Un anno dopo, con il trasferimento dell'attività del cosiddetto "Laboratorio Metallurgico" all'Università di Chicago, sotto la direzione di Fermi e di Allison ebbe inizio nella palestra sotterranea dello stadio "Stagg Field" la realizzazione della prima vera pila nucleare (poi chiamata CP-1 da Chicago Pile N° 1). Il montaggio vero e proprio di questa che fu la nona pila sperimentale ebbe tuttavia inizio il 7 novembre 1942. Per la pila di Chicago Fermi aveva ottenuto 5.625 chili di uranio metallico puro e molte tonnellate di ossido d'uranio e di grafite purissima. Le operazioni di montaggio del reattore CP-1 vennero interrotte il 1° dicembre 1942, quando gli strumenti di controllo segnalarono l'imminenza dei risultati perseguiti. Il giorno successivo, sotto la direzione di Enrico Fermi, il reattore sviluppò la prima reazione nucleare a catena. L'energia nucleare era ormai un fatto compiuto.

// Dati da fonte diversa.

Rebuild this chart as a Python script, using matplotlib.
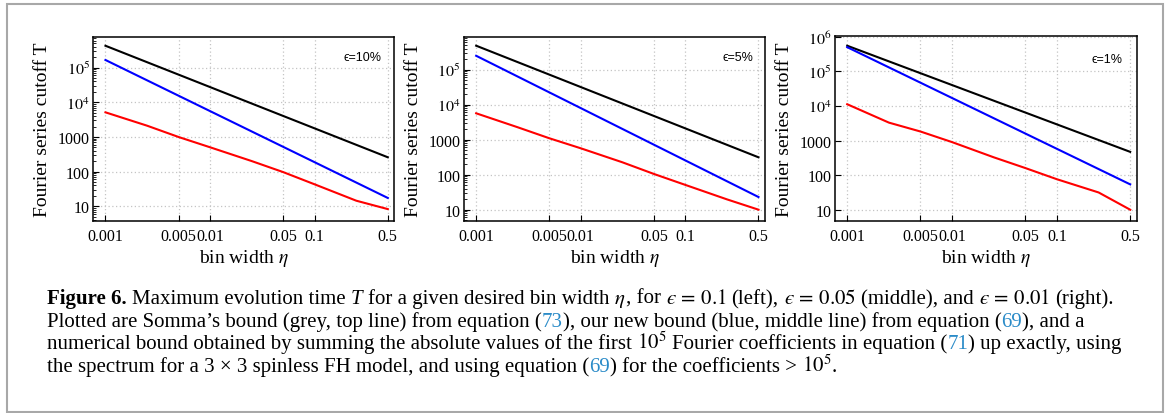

Terminata la seconda guerra mondiale, Fermi riprese l'insegnamento, stavolta a Chicago, e tornò ai suoi studi e alle sue ricerche, nell'intento di chiarire i troppi punti oscuri dei "mesoni". Ma il 28 novembre 1954, mentre era più che mai impegnato nell'elaborazione dei programmi futuri, Fermi concluse la sua esistenza, stroncato dal cancro.